The Sewer and Water Commission race, between incumbents Pat Fasanello and Ken Fettig, and Kenneth Guyette and Tom Brown, will be a close election by any measure. Guyette, who is the strongest candidate of the four, will likely beat out Fettig, who is the weakest candidate of the four, for a seat on the Commission. Brown, meanwhile, has run a stronger than expected campaign, and woke up Fasanello’s sleeping campaign apparatus which in recent days has been desperately attempting to stop Brown’s momentum. Brown has Fasanello on the ropes, but it will still take a lot to unseat a 35-year incumbent like Fasanello. Expect this race to be close as well. Even if Brown loses, he will not disappear from the Walpole political scene anytime soon.
The Planning Board race, between incumbent Ed Forsberg and challenger Liz Gaffey, will be a lot closer than originally expected when the race began. The anti-incumbent fervor that could derail Mackenzie, Timson, some Town Meeting Representatives, and potentially Fettig and Fasanello, is also unexpectedly extending to longtime incumbent and “townie” Forsberg. Several months ago, 180 would have expected this race to be a yawner in favor of Forsberg. But Gaffey has cobbled together a coalition of both anti-development and pro-development voters who are all unsatisfied in one way or another with the Planning Board’s work, and she is benefiting from Forsberg’s low-profile campaign. In other words, Gaffey is running a classic “anti-incumbent, anti-status quo” campaign against an overconfident incumbent. Sound familiar? Gaffey also collected a few big endorsements, including from The Walpole Times; from the grassroots group that opposed a proposal to create a cemetery on top of the aquifer on Route 1; and from Selectman Cliff Snuffer and Precinct 8 activist and Town Meeting Representative Joseph Moraski, who both command significant influence among many of Forsberg’s longtime supporters. Snuffer’s and Moraski’s endorsements might, if nothing else, give some of Forsberg’s loyalists “permission” to switch sides. Forsberg’s absence from the campaign trail essentially allowed Gaffey to control the message in this race. Gaffey will likely win at least a few precincts, at a minimum. It’s not apparent that Gaffey is a compelling enough candidate to cause most of Forsberg’s longtime supporters to abandon him, but the race will be close in any event. Gaffey certainly seems to have the momentum going into Election Day.

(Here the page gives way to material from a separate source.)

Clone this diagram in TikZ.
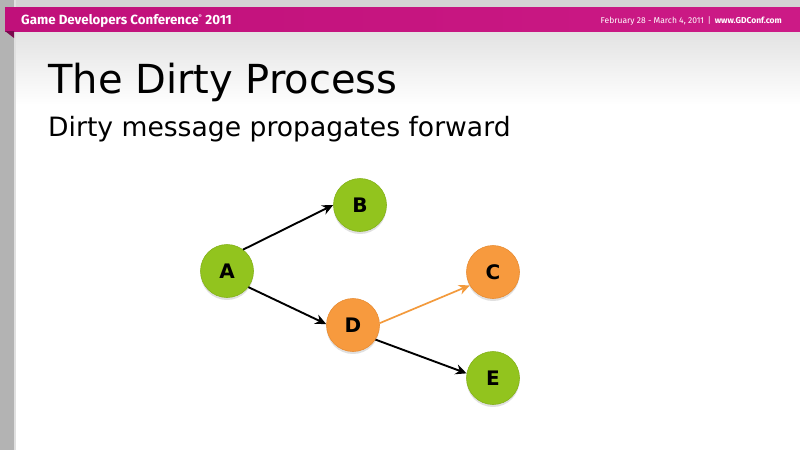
\documentclass[tikz,border=0pt]{standalone}
\usepackage{fontspec}
\setmainfont{DejaVu Sans}
\newfontfamily\gdcfont{Fira Sans}
\usetikzlibrary{arrows.meta}
\definecolor{gdcmag}{HTML}{C0107A}
\definecolor{gdcmagl}{HTML}{CC1A86}
\definecolor{gdcfold}{HTML}{7A0A4E}
\definecolor{nodegreen}{HTML}{92C41E}
\definecolor{nodegreenb}{HTML}{84B21A}
\definecolor{nodeorange}{HTML}{F79A3E}
\definecolor{nodeorangeb}{HTML}{E88C32}
\definecolor{arroworange}{HTML}{F39A3C}
\definecolor{stripgray}{HTML}{B3B3B3}
\tikzset{
  gnode/.style={circle, minimum size=53pt, inner sep=0pt, fill=nodegreen, draw=nodegreenb, line width=0.6pt, font=\bfseries\fontsize{20}{20}\selectfont},
  onode/.style={gnode, fill=nodeorange, draw=nodeorangeb},
  shadowc/.style={circle, minimum size=53pt, inner sep=0pt, fill=black, opacity=0.12},
  edge/.style={line width=1.9pt, black, -{Stealth[length=11pt,width=10pt]}},
  oedge/.style={edge, arroworange, line width=1.7pt},
}
\begin{document}
\begin{tikzpicture}[x=1pt,y=-1pt]
\useasboundingbox (0,0) rectangle (800,450);
% background
\fill[white] (0,0) rectangle (800,450);
\shade[top color=black!16, bottom color=white] (0,0) rectangle (800,105);
\fill[black!17] (0,0) rectangle (800,7);
% left strip
\fill[stripgray] (0,0) rectangle (14,450);
\fill[black!12] (14,0) rectangle (15.5,450);
% header band
\shade[left color=gdcmag, right color=gdcmagl] (5,7) rectangle (800,31);
\fill[gdcfold] (5,31) -- (14,31) -- (14,38) -- cycle;
\node[anchor=base west, inner sep=0pt, text=white, font=\gdcfont\bfseries\fontsize{13.3}{13.3}\selectfont] (hdrl) at (21,24) {Game Developers Conference\textsuperscript{\tiny\textregistered} 2011};
\node[anchor=base east, inner sep=0pt, text=white, font=\gdcfont\fontsize{8.5}{8.5}\selectfont] (hdrr) at (782,23.5) {February 28 - March 4, 2011 \,|\, \textbf{www.GDConf.com}};
% titles
\node[anchor=base west, inner sep=0pt, font=\fontsize{40}{40}\selectfont] (title) at (48,93) {The Dirty Process};
\node[anchor=base west, inner sep=0pt, font=\fontsize{26.6}{26.6}\selectfont] (sub) at (48,136) {Dirty message propagates forward};
% shadows
\foreach \p in {(227,273.5),(360,207.5),(493,274.5),(353,327.5),(493,380.5)}
  \node[shadowc] at \p {};
% nodes
\node[gnode] (A) at (227,271) {A};
\node[gnode] (B) at (360,205) {B};
\node[onode] (C) at (493,272) {C};
\node[onode] (D) at (353,325) {D};
\node[gnode] (E) at (493,378) {E};
% edges
\draw[edge] (A.53) -- (B.180);
\draw[edge] (A.-37) -- (D.178);
\draw[oedge] (D.4) -- (C.210);
\draw[edge] (D.-33) -- (E.170);
\end{tikzpicture}
\end{document}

The races for Town Meeting seats will be interesting as well. In Precinct 1, former Selectman candidate Joe Monahan will win a RTM seat unopposed. In Precinct 4, Debbie Driscoll, widow of the late conservative RTM Tom Driscoll, will win unopposed to fill the remainder of her husband’s term. In Precinct 3, expect Ross Doty to become the youngest Town Meeting Representative in Walpole history; expect at least one or two RTM incumbents to lose in Precincts 4 and 6; and look for fiscally conservative rising star Victor Scena, an energetic campaigner and likely future Selectman with a massive network of supporters, to win a seat in Precinct 8. The only question will be which incumbent Scena unseats in Precinct 8 and whether he will finish in or near first place.
No matter how you plan to vote, or who you plan to vote for, the most important thing is to remember to VOTE.